--- start of PROVIDED MATERIAL ---
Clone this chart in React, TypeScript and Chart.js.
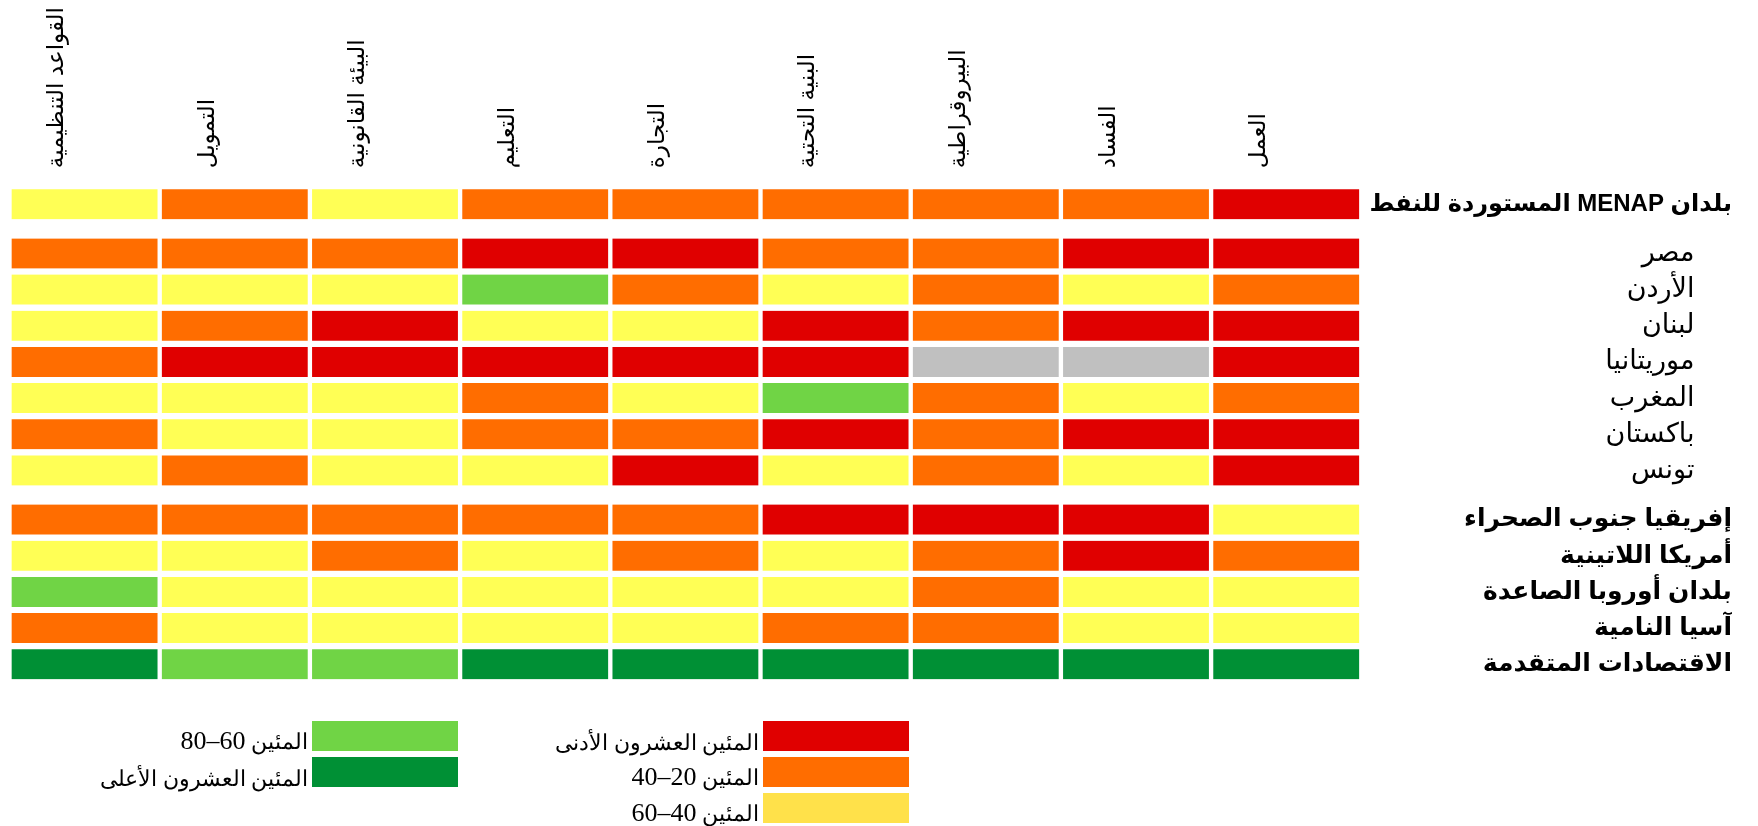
import React, { useEffect, useRef } from "react";
import { Chart, registerables } from "chart.js";
Chart.register(...registerables);

// Column headers (left to right)
const columns = [
  "القواعد التنظيمية",
  "التمويل",
  "البيئة القانونية",
  "التعليم",
  "التجارة",
  "البنية التحتية",
  "البيروقراطية",
  "الفساد",
  "العمل",
];

// Row labels (top to bottom)
const rows = [
  "بلدان MENAP المستوردة للنفط",
  "مصر",
  "الأردن",
  "لبنان",
  "موريتانيا",
  "المغرب",
  "باكستان",
  "تونس",
  "إفريقيا جنوب الصحراء",
  "أمريكا اللاتينية",
  "بلدان أوروبا الصاعدة",
  "آسيا النامية",
  "الاقتصادات المتقدمة",
];
// 0 = aggregate, 1 = country, 2 = comparator region
const rowGroup = [0, 1, 1, 1, 1, 1, 1, 1, 2, 2, 2, 2, 2];

// Quintile codes: 0 = n/a, 1 = bottom 20th, 2 = 20-40, 3 = 40-60, 4 = 60-80, 5 = top 20th
const regulations = [3, 2, 3, 3, 2, 3, 2, 3, 2, 3, 4, 2, 5];
const finance = [2, 2, 3, 2, 1, 3, 3, 2, 2, 3, 3, 3, 4];
const legal = [3, 2, 3, 1, 1, 3, 3, 3, 2, 2, 3, 3, 4];
const education = [2, 1, 4, 3, 1, 2, 2, 3, 2, 3, 3, 3, 5];
const trade = [2, 1, 2, 3, 1, 3, 2, 1, 2, 2, 3, 3, 5];
const infrastructure = [2, 2, 3, 1, 1, 4, 1, 3, 1, 3, 3, 2, 5];
const bureaucracy = [2, 2, 2, 2, 0, 2, 2, 2, 1, 2, 2, 2, 5];
const corruption = [2, 1, 3, 1, 0, 3, 1, 3, 1, 1, 3, 3, 5];
const labor = [1, 1, 2, 1, 1, 2, 1, 1, 3, 2, 3, 3, 5];
const columnValues = [regulations, finance, legal, education, trade, infrastructure, bureaucracy, corruption, labor];

const quintileColors = ["#C0C0C0", "#E00000", "#FF6D00", "#FFFF55", "#70D445", "#009035"];

const legendLabels = [
  "المئين العشرون الأدنى",
  "المئين 20–40",
  "المئين 40–60",
  "المئين 60–80",
  "المئين العشرون الأعلى",
];
const legendColors = ["#E00000", "#FF6D00", "#FFE14A", "#70D445", "#009035"];

const GROUP_GAP = 0.36;
const rowPos = rows.map((_, i) => i + GROUP_GAP * rowGroup[i]);
const INDENT = "\u00A0".repeat(5);
const SANS = "'Liberation Sans', Arial, 'DejaVu Sans', sans-serif";
const SERIF = "'Liberation Serif', 'Times New Roman', 'DejaVu Serif', serif";
const rowFontSize = [24, 27, 25];

export default function App() {
  const ref = useRef<HTMLCanvasElement>(null);

  useEffect(() => {
    const canvas = ref.current!;
    const chart = new Chart(canvas, {
      type: "bar",
      data: {
        datasets: columnValues.map((vals, c) => ({
          label: columns[c],
          data: vals.map((_v, r) => ({ y: rowPos[r], x: [c, c + 1] })),
          backgroundColor: vals.map((v) => quintileColors[v]),
          borderColor: "#ffffff",
          borderWidth: { left: 2.5, right: 2.5, top: 0, bottom: 0 },
          borderSkipped: false,
          barThickness: 30,
          grouped: false,
        })) as any,
      },
      options: {
        indexAxis: "y",
        responsive: false,
        animation: false,
        layout: { padding: { left: 9.5, right: 26, top: 0, bottom: 143.7 } },
        plugins: { legend: { display: false }, tooltip: { enabled: false } },
        scales: {
          x: {
            type: "linear",
            position: "top",
            offset: false,
            min: 0,
            max: columns.length,
            grid: { display: false, drawTicks: false },
            border: { display: false },
            afterBuildTicks: (s: any) => {
              s.ticks = columns.map((_, i) => ({ value: i + 0.5 }));
            },
            afterFit: (s: any) => {
              s.height = 186.2;
              s.paddingLeft = 0;
              s.paddingRight = 0;
            },
            ticks: {
              autoSkip: false,
              minRotation: 90,
              maxRotation: 90,
              padding: 18,
              color: "#000",
              font: { family: SANS, size: 23 },
              callback: (_v: any, i: number) => columns[i],
            },
          },
          y: {
            type: "linear",
            position: "right",
            offset: false,
            reverse: true,
            min: -0.5,
            max: rowPos[rowPos.length - 1] + 0.5,
            grid: { display: false, drawTicks: false, offset: false },
            border: { display: false },
            afterBuildTicks: (s: any) => {
              s.ticks = rowPos.map((v) => ({ value: v }));
            },
            afterFit: (s: any) => {
              s.width = 370.7;
              s.paddingTop = 0;
              s.paddingBottom = 0;
            },
            ticks: {
              autoSkip: false,
              crossAlign: "far",
              padding: 3,
              color: "#000",
              font: (ctx: any) => ({
                family: SANS,
                size: rowFontSize[rowGroup[ctx.index]] || 25,
                weight: rowGroup[ctx.index] === 1 ? "normal" : "bold",
              }),
              callback: (_v: any, i: number) => (rowGroup[i] === 1 ? INDENT + rows[i] : rows[i]),
            },
          },
        } as any,
      },
    });
    return () => chart.destroy();
  }, []);

  return (
    <div style={{ position: "absolute", left: 0, top: 0, width: 1758, height: 826, background: "#fff" }}>
      <canvas ref={ref} width={1758} height={826} style={{ direction: "rtl", display: "block" }} />
      {legendLabels.map((label, i) => {
        const boxLeft = i < 3 ? 763 : 312;
        const boxTop = 721 + 36 * (i < 3 ? i : i - 3);
        const parts = label.split(/(\d+–\d+)/);
        return (
          <React.Fragment key={i}>
            <div
              style={{
                position: "absolute",
                left: boxLeft,
                top: boxTop,
                width: 146,
                height: 30,
                background: legendColors[i],
              }}
            />
            <div
              style={{
                position: "absolute",
                right: 1758 - (boxLeft - 4),
                top: boxTop + 3,
                height: 30,
                display: "flex",
                alignItems: "flex-end",
                fontFamily: SERIF,
                fontSize: 22,
                lineHeight: 1,
                direction: "rtl",
                whiteSpace: "nowrap",
                color: "#000",
              }}
            >
              <span>
                {parts.map((p, k) =>
                  /\d/.test(p) ? (
                    <span key={k} style={{ fontSize: 26 }}>
                      {p}
                    </span>
                  ) : (
                    <React.Fragment key={k}>{p}</React.Fragment>
                  )
                )}
              </span>
            </div>
          </React.Fragment>
        );
      })}
    </div>
  );
}
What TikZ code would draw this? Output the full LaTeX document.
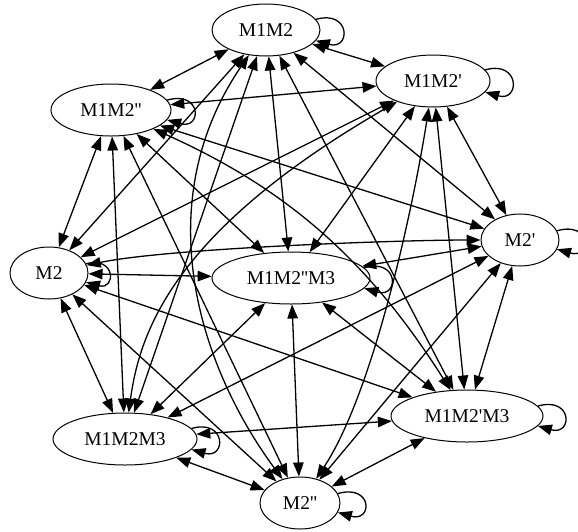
\documentclass[tikz,border=0pt]{standalone}
\usepackage{fontspec}
\newfontfamily\gvfont{Liberation Serif}
\usetikzlibrary{shapes.geometric,arrows.meta}
\begin{document}
\begin{tikzpicture}[x=1pt,y=-1pt,
  st/.style={ellipse,draw,line width=1pt,inner sep=0pt,minimum height=52pt,font=\gvfont\fontsize{19.5}{23}\selectfont},
  tr/.style={line width=1.3pt,{Triangle[length=14pt,width=10.5pt]}-{Triangle[length=14pt,width=10.5pt]}},
  lp/.style={line width=1.3pt,-{Triangle[length=14pt,width=10.5pt]}}]
\useasboundingbox (0,0) rectangle (578,531);
\node[st,minimum width=108pt] (A) at (266,30) {M1M2};
\node[st,minimum width=114pt] (B) at (433,81) {M1M2'};
\node[st,minimum width=120pt] (C) at (111,110) {M1M2''};
\node[st,minimum width=78pt] (D) at (49,273) {M2};
\node[st,minimum width=158pt] (E) at (291,278) {M1M2''M3};
\node[st,minimum width=78pt] (F) at (520,240) {M2'};
\node[st,minimum width=144pt] (G) at (125,439) {M1M2M3};
\node[st,minimum width=152pt] (H) at (467,416) {M1M2'M3};
\node[st,minimum width=80pt] (I) at (300,503) {M2''};
% edges
\draw[tr] (A) -- (B);
\draw[tr] (A) -- (C);
\draw[tr] (A) -- (D);
\draw[tr] (A) -- (E);
\draw[tr] (A) -- (F);
\draw[tr] (A) -- (G);
\draw[tr] (A) -- (H);
\draw[tr] (A) .. controls (150,200) and (195,360) .. (I);
\draw[tr] (B) -- (C);
\draw[tr] (B) -- (D);
\draw[tr] (B) -- (E);
\draw[tr] (B) -- (F);
\draw[tr] (B) -- (H);
\draw[tr] (B) .. controls (412,215) and (372,395) .. (I);
\draw[tr] (B) .. controls (175,230) and (140,330) .. (G);
\draw[tr] (C) -- (D);
\draw[tr] (C) -- (E);
\draw[tr] (C) -- (F);
\draw[tr] (C) -- (G);
\draw[tr] (C) -- (I);
\draw[tr] (C) .. controls (290,190) and (370,263) .. (H);
\draw[tr] (D) -- (E);
\draw[tr] (D) -- (G);
\draw[tr] (D) -- (H);
\draw[tr] (D) -- (I);
\draw[tr] (D) .. controls (170,248) and (400,240) .. (F);
\draw[tr] (E) -- (F);
\draw[tr] (E) -- (G);
\draw[tr] (E) -- (H);
\draw[tr] (E) -- (I);
\draw[tr] (F) -- (G);
\draw[tr] (F) -- (H);
\draw[tr] (F) -- (I);
\draw[tr] (G) -- (H);
\draw[tr] (G) -- (I);
\draw[tr] (H) -- (I);
% self loops
\draw[lp] (A.12) .. controls +(35,-10) and +(35,10) .. (A.-12);
\draw[lp] (B.12) .. controls +(35,-10) and +(35,10) .. (B.-12);
\draw[lp] (C.10) .. controls +(35,-10) and +(35,10) .. (C.-10);
\draw[lp] (D.14) .. controls +(30,-8) and +(30,8) .. (D.-14);
\draw[lp] (E.8) .. controls +(35,-10) and +(35,10) .. (E.-8);
\draw[lp] (F.14) .. controls +(35,-10) and +(35,10) .. (F.-14);
\draw[lp] (G.9) .. controls +(35,-10) and +(35,10) .. (G.-9);
\draw[lp] (H.8) .. controls +(35,-10) and +(35,10) .. (H.-8);
\draw[lp] (I.14) .. controls +(35,-10) and +(35,10) .. (I.-14);
\end{tikzpicture}
\end{document}
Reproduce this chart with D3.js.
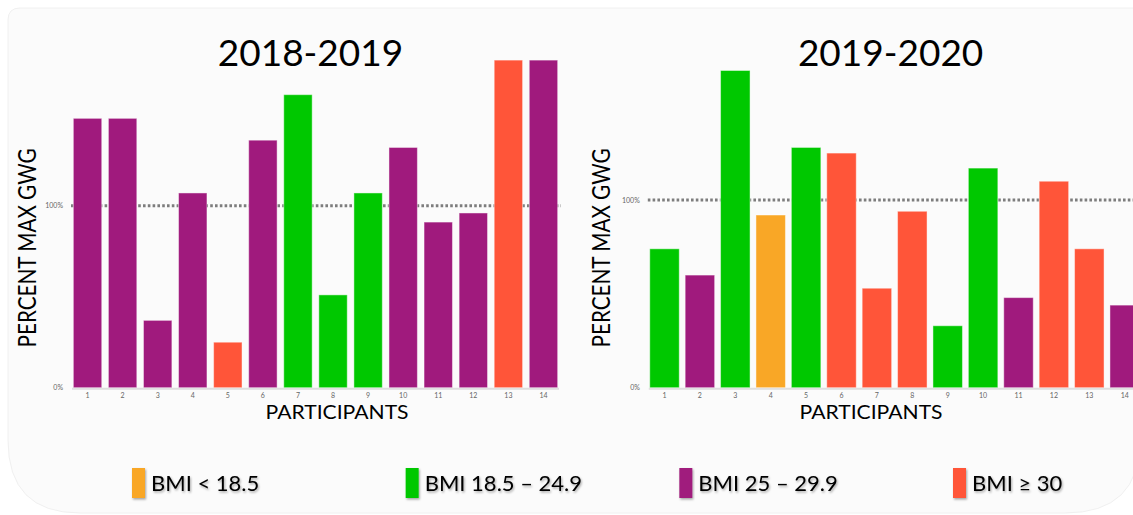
<!DOCTYPE html>
<html>
<head>
<meta charset="utf-8">
<script src="https://cdn.jsdelivr.net/npm/d3@7"></script>
<style>
  body { margin: 0; background: #fff; }
  text { font-family: Lato, "Open Sans", sans-serif; }
</style>
</head>
<body>
<script>
// Data (percent of max gestational weight gain).
const participants = [1, 2, 3, 4, 5, 6, 7, 8, 9, 10, 11, 12, 13, 14];
const gwg2018 = [148, 148, 37, 107, 25, 136, 161, 51, 107, 132, 91, 96, 180, 180];
const bmi2018 = ['ow', 'ow', 'ow', 'ow', 'ob', 'ow', 'n', 'n', 'n', 'ow', 'ow', 'ow', 'ob', 'ow'];
const gwg2019 = [74, 60, 169, 92, 128, 125, 53, 94, 33, 117, 48, 110, 74, 44];
const bmi2019 = ['n', 'ow', 'n', 'u', 'n', 'ob', 'ob', 'ob', 'n', 'n', 'ow', 'ob', 'ob', 'ow'];
const yTicks = [0, 100];

const bmiKeys = ['u', 'n', 'ow', 'ob'];
const bmiLabels = ['BMI < 18.5', 'BMI 18.5 \u2013 24.9', 'BMI 25 \u2013 29.9', 'BMI \u2265 30'];
const bmiColors = ['#F9A726', '#00C800', '#A01A7D', '#FF5539'];

const width = 1133;
const height = 515;
const color = d3.scaleOrdinal().domain(bmiKeys).range(bmiColors);

const svg = d3.select('body')
  .append('svg')
  .attr('width', width)
  .attr('height', height);

const defs = svg.append('defs');
const shadow = defs.append('filter').attr('id', 'shadow')
  .attr('x', '-20%').attr('y', '-20%').attr('width', '140%').attr('height', '160%');
shadow.append('feDropShadow')
  .attr('dx', 1).attr('dy', 1.5).attr('stdDeviation', 0.8)
  .attr('flood-color', '#000').attr('flood-opacity', 0.35);

// background card with big rounded bottom corners
svg.append('path')
  .attr('d', 'M8,20 Q8,8 20,8 L1140,8 L1140,440 Q1140,513 1065,513 L80,513 Q8,513 8,440 Z')
  .attr('fill', '#fbfbfb')
  .attr('stroke', '#f0f0f0');

const charts = [
  { title: '2018-2019', values: gwg2018, bmi: bmi2018, x0: 70, x1: 561, y100: 205.7, pad: 0.19, yTitleX: 27, xTitleX: 337 },
  { title: '2019-2020', values: gwg2019, bmi: bmi2019, x0: 646.8, x1: 1142.4, y100: 200, pad: 0.167, yTitleX: 601, xTitleX: 871 }
];

const baseY = 387.7;

charts.forEach(c => {
  const x = d3.scaleBand()
    .domain(participants)
    .range([c.x0, c.x1])
    .paddingInner(c.pad)
    .paddingOuter(c.pad / 2);

  const y = d3.scaleLinear()
    .domain([0, 100])
    .range([baseY, c.y100]);

  const g = svg.append('g');

  // 100% reference line, behind the bars
  g.append('line')
    .attr('x1', c.x0 + 1).attr('x2', c.x1)
    .attr('y1', y(100)).attr('y2', y(100))
    .attr('stroke', '#7d7d7d')
    .attr('stroke-width', 3)
    .attr('stroke-dasharray', '2.6 2.2');

  g.append('line')
    .attr('x1', c.x0 + 2).attr('x2', c.x1 - 2)
    .attr('y1', baseY + 1).attr('y2', baseY + 1)
    .attr('stroke', '#dedede')
    .attr('stroke-width', 2);

  g.selectAll('rect')
    .data(participants)
    .enter()
    .append('rect')
    .attr('x', d => x(d))
    .attr('width', x.bandwidth())
    .attr('y', (d, i) => y(c.values[i]))
    .attr('height', (d, i) => baseY - y(c.values[i]))
    .attr('fill', (d, i) => color(c.bmi[i]))
    .attr('stroke', '#ffffff')
    .attr('stroke-opacity', 0.45)
    .attr('stroke-width', 1);

  const yAxis = g.append('g')
    .attr('transform', `translate(${c.x0},0)`)
    .call(d3.axisLeft(y).tickValues(yTicks).tickSize(0).tickPadding(7).tickFormat(d => d + '%'));
  yAxis.select('.domain').remove();
  yAxis.selectAll('text').attr('fill', '#666').style('font-size', '7px').style('font-family', 'Lato, sans-serif');

  const xAxis = g.append('g')
    .attr('transform', `translate(0,${baseY})`)
    .call(d3.axisBottom(x).tickSize(0).tickPadding(5));
  xAxis.select('.domain').remove();
  xAxis.selectAll('text').attr('fill', '#666').style('font-size', '7px').style('font-family', 'Lato, sans-serif');

  g.append('text')
    .attr('x', (c.x0 + c.x1) / 2 - (c.x1 > width ? 4 : 5))
    .attr('y', 66)
    .attr('text-anchor', 'middle')
    .style('font-size', '37px')
    .attr('fill', '#000')
    .text(c.title);

  g.append('text')
    .attr('transform', `translate(${c.yTitleX + 9},248) rotate(-90)`)
    .attr('text-anchor', 'middle')
    .attr('textLength', 199)
    .attr('lengthAdjust', 'spacingAndGlyphs')
    .style('font-size', '25px')
    .attr('fill', '#000')
    .text('PERCENT MAX GWG');

  g.append('text')
    .attr('x', c.xTitleX)
    .attr('y', 419)
    .attr('text-anchor', 'middle')
    .attr('textLength', 143)
    .attr('lengthAdjust', 'spacingAndGlyphs')
    .style('font-size', '20px')
    .attr('fill', '#000')
    .text('PARTICIPANTS');
});

// legend
const lx = d3.scalePoint().domain(bmiKeys).range([132, 953]);
const legend = svg.append('g');
const item = legend.selectAll('g')
  .data(bmiKeys)
  .enter()
  .append('g')
  .attr('transform', d => `translate(${lx(d)},468)`);

item.append('rect')
  .attr('width', 13)
  .attr('height', 30)
  .attr('fill', d => color(d))
  .attr('filter', 'url(#shadow)');

item.append('text')
  .attr('x', 19)
  .attr('y', 23)
  .style('font-size', '22px')
  .attr('fill', '#000')
  .attr('filter', 'url(#shadow)')
  .text((d, i) => bmiLabels[i]);
</script>
</body>
</html>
--- end of PROVIDED MATERIAL ---
# EXERCISE DESCRIPTION
Leave the pictures out and repeat exactly the lines from the beginning of the records to the line bearing "2, 2, 2, 2, 2];", both ends counted.

# REPLY
Clone this chart in React, TypeScript and Chart.js.
import React, { useEffect, useRef } from "react";
import { Chart, registerables } from "chart.js";
Chart.register(...registerables);

// Column headers (left to right)
const columns = [
  "القواعد التنظيمية",
  "التمويل",
  "البيئة القانونية",
  "التعليم",
  "التجارة",
  "البنية التحتية",
  "البيروقراطية",
  "الفساد",
  "العمل",
];

// Row labels (top to bottom)
const rows = [
  "بلدان MENAP المستوردة للنفط",
  "مصر",
  "الأردن",
  "لبنان",
  "موريتانيا",
  "المغرب",
  "باكستان",
  "تونس",
  "إفريقيا جنوب الصحراء",
  "أمريكا اللاتينية",
  "بلدان أوروبا الصاعدة",
  "آسيا النامية",
  "الاقتصادات المتقدمة",
];
// 0 = aggregate, 1 = country, 2 = comparator region
const rowGroup = [0, 1, 1, 1, 1, 1, 1, 1, 2, 2, 2, 2, 2];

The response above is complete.